*Problem details*. Retype the data exactly, from its first line to the line containing "3.4, 2.8, 3.2, 3.3, 3.6, 3.4, 2.8, 2.3, 1.5, 1.8, 2.4]", including both, and skip any picture.
## Begin
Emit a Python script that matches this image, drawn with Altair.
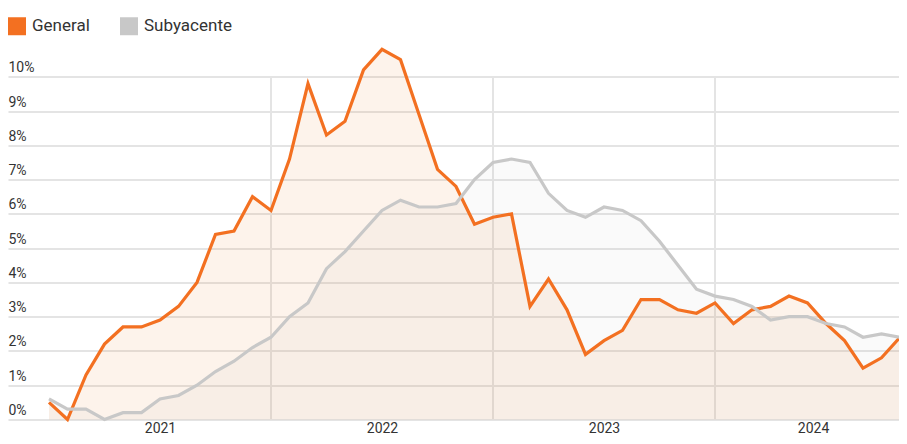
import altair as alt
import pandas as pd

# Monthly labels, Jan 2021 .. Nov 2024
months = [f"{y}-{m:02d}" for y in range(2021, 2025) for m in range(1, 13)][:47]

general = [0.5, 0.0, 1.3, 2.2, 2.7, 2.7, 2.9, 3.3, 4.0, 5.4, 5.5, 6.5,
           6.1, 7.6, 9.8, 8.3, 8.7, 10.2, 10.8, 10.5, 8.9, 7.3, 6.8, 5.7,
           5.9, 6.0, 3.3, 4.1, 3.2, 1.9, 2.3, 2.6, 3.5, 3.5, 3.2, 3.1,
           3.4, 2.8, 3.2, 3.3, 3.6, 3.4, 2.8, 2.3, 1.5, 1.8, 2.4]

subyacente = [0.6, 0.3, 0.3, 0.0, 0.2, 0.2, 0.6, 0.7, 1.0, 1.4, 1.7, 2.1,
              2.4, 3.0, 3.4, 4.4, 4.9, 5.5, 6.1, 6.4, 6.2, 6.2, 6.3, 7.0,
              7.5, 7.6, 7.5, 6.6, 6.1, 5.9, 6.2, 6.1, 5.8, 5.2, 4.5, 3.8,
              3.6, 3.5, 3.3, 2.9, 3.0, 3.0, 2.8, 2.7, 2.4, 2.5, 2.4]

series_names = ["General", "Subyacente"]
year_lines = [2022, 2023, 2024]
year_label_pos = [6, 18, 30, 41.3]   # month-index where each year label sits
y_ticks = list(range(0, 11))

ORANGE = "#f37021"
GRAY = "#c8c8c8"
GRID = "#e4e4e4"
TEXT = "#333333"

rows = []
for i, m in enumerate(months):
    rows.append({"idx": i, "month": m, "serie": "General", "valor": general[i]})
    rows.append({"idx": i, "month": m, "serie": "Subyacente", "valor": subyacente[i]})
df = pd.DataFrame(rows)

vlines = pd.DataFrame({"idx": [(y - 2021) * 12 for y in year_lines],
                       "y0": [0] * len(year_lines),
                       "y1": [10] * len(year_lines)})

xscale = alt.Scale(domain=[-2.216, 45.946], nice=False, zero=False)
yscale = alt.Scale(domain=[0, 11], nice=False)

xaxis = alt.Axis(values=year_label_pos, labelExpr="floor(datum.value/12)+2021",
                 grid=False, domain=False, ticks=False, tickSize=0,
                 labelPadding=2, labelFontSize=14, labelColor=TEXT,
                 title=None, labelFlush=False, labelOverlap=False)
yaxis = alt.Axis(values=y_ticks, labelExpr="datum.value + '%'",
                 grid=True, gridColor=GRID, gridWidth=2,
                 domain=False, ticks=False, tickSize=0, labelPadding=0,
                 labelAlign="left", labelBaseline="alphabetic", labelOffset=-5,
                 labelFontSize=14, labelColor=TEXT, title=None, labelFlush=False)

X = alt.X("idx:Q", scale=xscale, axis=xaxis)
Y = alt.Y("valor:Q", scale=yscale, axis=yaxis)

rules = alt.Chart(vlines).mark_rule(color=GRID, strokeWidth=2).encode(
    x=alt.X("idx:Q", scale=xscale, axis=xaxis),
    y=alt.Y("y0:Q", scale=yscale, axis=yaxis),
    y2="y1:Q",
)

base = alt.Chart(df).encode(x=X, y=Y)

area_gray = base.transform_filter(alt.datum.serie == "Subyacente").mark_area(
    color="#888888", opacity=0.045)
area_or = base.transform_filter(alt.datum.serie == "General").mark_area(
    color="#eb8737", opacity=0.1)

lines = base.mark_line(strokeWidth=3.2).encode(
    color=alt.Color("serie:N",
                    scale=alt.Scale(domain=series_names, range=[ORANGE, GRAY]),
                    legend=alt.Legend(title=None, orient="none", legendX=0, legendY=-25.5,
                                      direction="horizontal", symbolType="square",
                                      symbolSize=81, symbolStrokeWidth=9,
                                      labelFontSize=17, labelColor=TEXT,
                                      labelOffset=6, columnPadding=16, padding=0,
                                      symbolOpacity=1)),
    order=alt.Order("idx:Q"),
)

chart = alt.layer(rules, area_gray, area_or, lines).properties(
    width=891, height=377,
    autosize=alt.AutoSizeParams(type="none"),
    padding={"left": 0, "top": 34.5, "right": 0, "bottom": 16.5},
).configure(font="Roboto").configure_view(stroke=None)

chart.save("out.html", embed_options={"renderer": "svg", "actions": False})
## End
*Solution to this problem*.
Emit a Python script that matches this image, drawn with Altair.
import altair as alt
import pandas as pd

# Monthly labels, Jan 2021 .. Nov 2024
months = [f"{y}-{m:02d}" for y in range(2021, 2025) for m in range(1, 13)][:47]

general = [0.5, 0.0, 1.3, 2.2, 2.7, 2.7, 2.9, 3.3, 4.0, 5.4, 5.5, 6.5,
           6.1, 7.6, 9.8, 8.3, 8.7, 10.2, 10.8, 10.5, 8.9, 7.3, 6.8, 5.7,
           5.9, 6.0, 3.3, 4.1, 3.2, 1.9, 2.3, 2.6, 3.5, 3.5, 3.2, 3.1,
           3.4, 2.8, 3.2, 3.3, 3.6, 3.4, 2.8, 2.3, 1.5, 1.8, 2.4]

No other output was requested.